Melanoma only occurs in a small proportion of the population. Only 10% of those who have melanoma acquired it genetically.[36] This disease is an autosomal dominant gene.[35] If only two family members have melanoma, there is a 5% chance somebody in the next generation will acquire the mutated gene. Also, there is a 20-40% chance of getting hereditary melanoma in a family if 3 or more people in the past generation had melanoma. For those who carry the hereditary mutated gene CDKN2A, acquiring skin cancer is a lot easier.[36] Those who have the gene are far more likely to get melanoma a second or third time compared to those who don’t genetically have this gene.[37] The population that is affected by this mutation has a high familial history of melanoma or atypical moles and birth marks in large numbers, a history of primary melanoma/cancers in general, immunosuppression, skin that burns easily and doesn't tan, freckling, blue eyes, red hair, or a history of blistering.[36] People with these high risk factors are more likely to carry inherited mutations in CDKN2A.[37] For those who have a gene mutation, the severity is also dependent on the environmental surroundings. Out of those who carry the gene, those who express the phenotype and actually developed melanoma have a history of more sun exposure, and light skin compared to those who also had the gene but never actually developed melanoma.[37] This suggests that this gene co-works with ones surrounding environment. If two individuals are selected who carry the CDKN2A mutation, and both genetically have the same probability of acquiring skin cancer, but one is from Australia and the other is from Europe, there is a 58% the European will acquire cancer compared to a 91% chance the Australian will get it.[37] This is because the factors mentioned earlier pertaining to those who are more susceptible to the disease and also dependent on the amount of sunscreen one wears and the UV radiation potency in their environment.[36]

Clinical Marker

A multi-locus genetic risk score study based on a combination of 27 loci, including the CDKN2A gene, identified individuals at increased risk for both incident and recurrent coronary artery disease events, as well as an enhanced clinical benefit from statin therapy. The study was based on a community cohort study (the Malmo Diet and Cancer study) and four additional randomized controlled trials of primary prevention cohorts (JUPITER and ASCOT) and secondary prevention cohorts (CARE and PROVE IT-TIMI 22).[38]
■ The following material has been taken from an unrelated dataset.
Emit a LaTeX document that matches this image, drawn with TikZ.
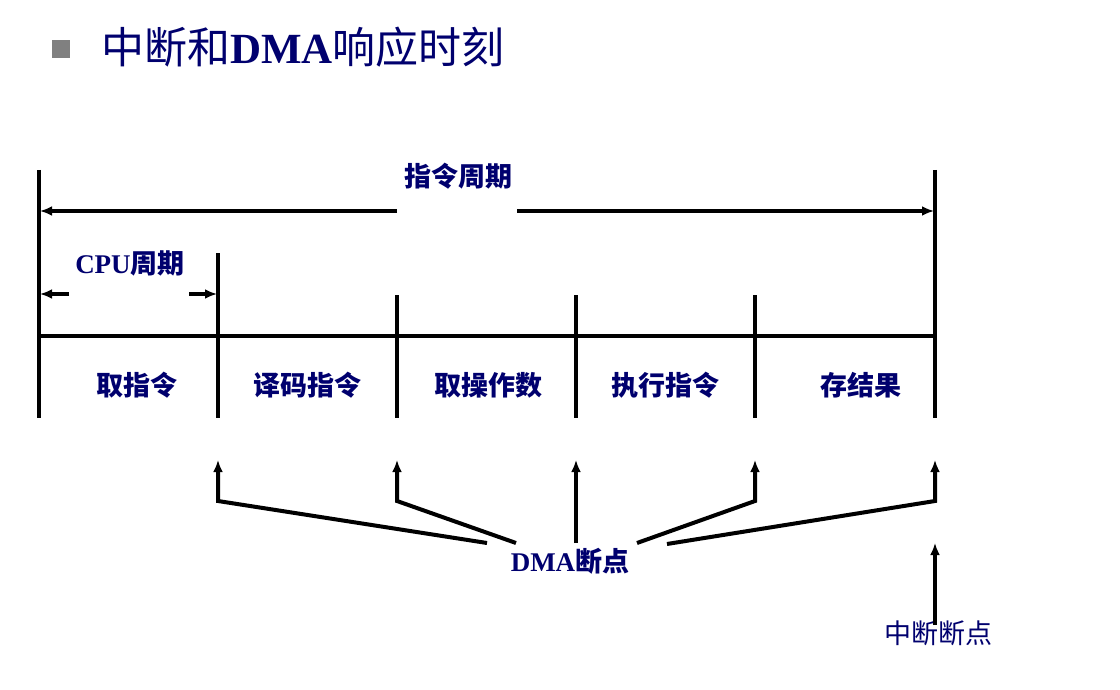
\documentclass[tikz,border=0pt]{standalone}
\usepackage{fontspec}
\setmainfont{Liberation Serif}
\newfontfamily\cjk{Noto Sans CJK SC}
\usetikzlibrary{arrows.meta}
\definecolor{titleblue}{RGB}{0,0,110}
\definecolor{bulletgray}{RGB}{128,128,128}
\begin{document}
\begin{tikzpicture}[x=1pt,y=-1pt,
  bar/.style={line width=4pt},
  arr/.style={line width=4pt,-{Latex[length=12pt,width=10pt]}},
  lbl/.style={text=titleblue,inner sep=0pt,font=\fontsize{27}{30}\selectfont\bfseries},
  ttl/.style={text=titleblue,inner sep=0pt,anchor=west,font=\fontsize{43}{47}\selectfont\bfseries}]
\useasboundingbox (0,0) rectangle (1120,690);
% title
\fill[bulletgray] (52,40) rectangle (70,58);
\node[ttl] (title) at (101,47) {{\cjk\mdseries 中断和}DMA{\cjk\mdseries 响应时刻}};
% frame coordinates
\coordinate (L0t) at (39,170);   \coordinate (L0b) at (39,418);
\coordinate (L5t) at (935,170);  \coordinate (L5b) at (935,418);
\coordinate (L1t) at (218,253);  \coordinate (L1b) at (218,418);
\coordinate (L2t) at (397,295);  \coordinate (L2b) at (397,418);
\coordinate (L3t) at (576,295);  \coordinate (L3b) at (576,418);
\coordinate (L4t) at (755,295);  \coordinate (L4b) at (755,418);
\coordinate (Hl) at (39,336);    \coordinate (Hr) at (935,336);
\draw[bar] (L0t) -- (L0b);
\draw[bar] (L5t) -- (L5b);
\draw[bar] (L1t) -- (L1b);
\draw[bar] (L2t) -- (L2b);
\draw[bar] (L3t) -- (L3b);
\draw[bar] (L4t) -- (L4b);
\draw[bar] (Hl) -- (Hr);
% instruction cycle
\node[lbl] (ic) at (458,176) {\cjk 指令周期};
\coordinate (icA) at (397,211); \coordinate (icAe) at (40,211);
\coordinate (icB) at (517,211); \coordinate (icBe) at (934,211);
\draw[arr] (icA) -- (icAe);
\draw[arr] (icB) -- (icBe);
% CPU cycle
\node[lbl] (cpu) at (130,263) {CPU{\cjk 周期}};
\coordinate (cA) at (69,294); \coordinate (cAe) at (40,294);
\coordinate (cB) at (189,294); \coordinate (cBe) at (217,294);
\draw[arr] (cA) -- (cAe);
\draw[arr] (cB) -- (cBe);
% stages
\node[lbl] (s1) at (137,385) {\cjk 取指令};
\node[lbl] (s2) at (307,385) {\cjk 译码指令};
\node[lbl] (s3) at (488,385) {\cjk 取操作数};
\node[lbl] (s4) at (665,385) {\cjk 执行指令};
\node[lbl] (s5) at (861,385) {\cjk 存结果};
% DMA breakpoints
\node[lbl] (dma) at (570,561) {DMA{\cjk 断点}};
\coordinate (d1) at (218,460); \coordinate (d1k) at (218,501); \coordinate (d1e) at (487,543);
\coordinate (d2) at (397,460); \coordinate (d2k) at (397,501); \coordinate (d2e) at (516,543);
\coordinate (d3) at (576,460); \coordinate (d3e) at (576,543);
\coordinate (d4) at (755,460); \coordinate (d4k) at (755,501); \coordinate (d4e) at (637,543);
\coordinate (d5) at (935,460); \coordinate (d5k) at (935,501); \coordinate (d5e) at (667,544);
\draw[arr] (d1e) -- (d1k) -- (d1);
\draw[arr] (d2e) -- (d2k) -- (d2);
\draw[arr] (d3e) -- (d3);
\draw[arr] (d4e) -- (d4k) -- (d4);
\draw[arr] (d5e) -- (d5k) -- (d5);
% interrupt breakpoint
\node[lbl,font=\fontsize{27}{30}\selectfont] (intr) at (938,633) {\cjk 中断断点};
\coordinate (i0) at (935,625); \coordinate (i1) at (935,543);
\draw[arr] (i0) -- (i1);
\end{tikzpicture}
\end{document}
Therapeutic potential of BRAF kinase inhibitors

RAS-RAF-MEK-ERK MAP kinase pathway plays an important role in melanocytes, where melanoma arises.[39] Stimulation of membrane bound receptors including tyrosine kinases and G-proteins receptors promote activation of RAS then activates Raf kinases which in turn promotes MEK then ERK activation. All of these proteins work together to help cell survival. A BRAF mutation in this activation chain triggers maligant transformation in melanoma cells.[40] Melanoma relies on this BRAF mutation to grow and multiply as a tumor cell.

RNA interference of BRAF stops the multiplication of melanoma tumor cells.[40] This suggests that BRAF inhibitors such as sorafenib, PLX4720, PLX4032, GDC-0879,GSK2118436, or AZ628 may be affective in treating melanoma.[39] These have been tested and proven to slow down the production of melanoma due to BRAF mutation but PLX4032 and GSK2118436 show the most promise because they worked the most aggressively in early stages of cell development.[40] Although this drug helps slow down or shrink the tumors, there are many serious side affects to using these drugs that were found in the trials including arthralgia, rash, nausea, phosphosensitivity], fatigue, pruritus and palmo-plantar dysesthesia.[40]

Aging

Activation of the CDKN2a locus promotes the cellular senescence tumor suppressor mechanism, which is a permanent form of growth arrest. As senescent cells accumulate with aging, expression of CDKN2a increases exponentially with aging in all mammalian species tested to date, and has been argued to serve as a biomarker of physiological age.[41]